Needless to say, I'm not at all surprised to see what resulted from Scott Moe's pre-announcement announcement and subsequent announcement about the additional risks he wants to take in the face of the COVID-19 pandemic. But before digging into the details of what Moe plans to open up, let's first look at how he chose to frame the discussion.

Any talk about our options in the face of COVID-19 should be based on two basic points. First, in light of the exponential spread of the coronavirus, there's a distinct imbalance between the risks and rewards involved in scaling back our physical isolation. And second, that there's absolutely no prospect of any return to the previous economic "normal" until the virus is fully under control.

One would expect a leader's statement of any balance to be struck between health and long-term well-being on one side and short-term economic interests on the other to reflect those realities. Instead, here's what we got from Moe:
"If we move too quickly, we risk increasing the spread of COVID-19. If we move too slowly, we risk permanent damage to the livelihoods of thousands of Saskatchewan people. Businesses that never reopen, and jobs that never come back."
In other words, Moe has chosen to flip the risk-reward calculation on its head. It would be bad enough to engage in both-sidesism between lives and short-term profits. But Moe actually went out of his way to attach stronger emotional language to the latter - presumably with the goal of shifting public opinion away from its current recognition of the need for sustained collective action even where it conflicts with business interests.

It's a logical extension of that mindset to see no help whatsoever for workers included in Moe's announcement, leaving Saskatchewan among the stingiest and most callous of provinces in dealing with the needs of people.

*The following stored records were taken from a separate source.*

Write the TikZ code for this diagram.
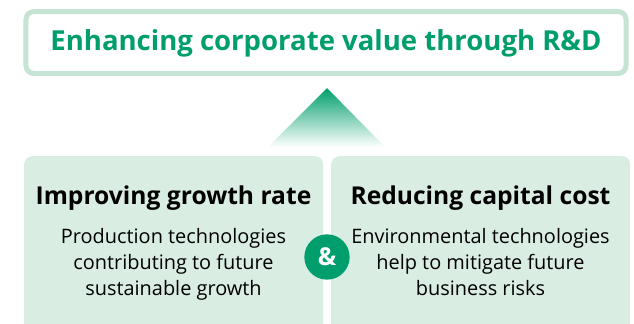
\documentclass[tikz,border=0pt]{standalone}
\usepackage{fontspec}
\setmainfont{Open Sans}
\usepackage{xcolor}
\definecolor{RDGreen}{RGB}{0,158,108}
\definecolor{RDFrame}{RGB}{197,228,212}
\definecolor{RDPale}{RGB}{218,237,227}
\usepackage{tikz}
\usetikzlibrary{positioning}

\begin{document}
\begin{tikzpicture}[x=0.3mm, y=-0.3mm]
\tikzstyle{goalbox}=[draw=RDFrame, line width=1.5mm, fill=white, rounded corners=2.4mm, minimum width=180mm, minimum height=18.6mm, inner sep=0pt]
\tikzstyle{pillar}=[fill=RDPale, rounded corners=2.4mm, minimum width=89.7mm, minimum height=55mm, inner sep=0pt, anchor=north west]
\tikzstyle{headtxt}=[font=\fontsize{21}{24}\selectfont\bfseries, text=black, inner sep=0pt]
\tikzstyle{bodytxt}=[font=\fontsize{17}{22.2}\selectfont, text=black, align=center, inner sep=0pt]
\tikzstyle{andmark}=[circle, fill=RDGreen, text=white, minimum size=13.6mm, inner sep=0pt, font=\fontsize{21}{21}\selectfont\bfseries]

\useasboundingbox (0,0) rectangle (634,323);

% goal at the top
\node[goalbox] (goal) at (326,42.5) {};
\node[font=\fontsize{23.5}{26}\selectfont\bfseries, text=RDGreen] (goaltxt) at ([yshift=-0.4mm]goal.center) {Enhancing corporate value through R\&D};

% rising triangle
\shade[top color=RDGreen, bottom color=white] (327,88) -- (385,147) -- (268,147) -- cycle;

% the two pillars
\node[pillar] (growth) at (24,156) {};
\node[pillar] (capital) at (331,156) {};

\node[headtxt] (growthhd) at (173.5,198.5) {Improving growth rate};
\node[bodytxt, below=5.2mm of growthhd] (growthtx) {Production technologies\\contributing to future\\sustainable growth};

\node[headtxt] (capitalhd) at (480.5,198.5) {Reducing capital cost};
\node[bodytxt, below=5.2mm of capitalhd] (capitaltx) {Environmental technologies\\help to mitigate future\\business risks};

\node[andmark] (amp) at (327,257) {\&};
\end{tikzpicture}
\end{document}
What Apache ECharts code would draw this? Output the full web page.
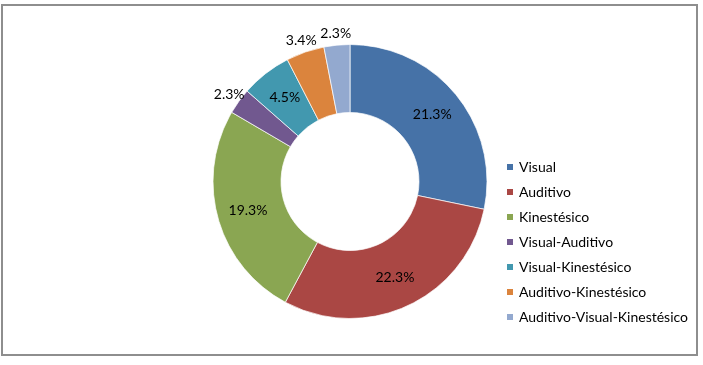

And likewise it's less than surprising to see zero recognition that we shouldn't be disadvantaging businesses which are responsible enough to want to stay closed for the benefit of public health - or even those with enough perspective to recognize that that when it's not possible to operate viably, they're better served having that reflected in public policy (with insurers or governments stepping in with enough support to keep them afloat) rather than being told to sink or swim on their own.

The best we can hope for now is that Saskatchewan's people will continue to be more responsible than our premier, even as he sets up incentive structures and public messaging to push us in the wrong direction. But there's a strong chance Moe's business buddies will succeed only in undoing the good that's been done so far.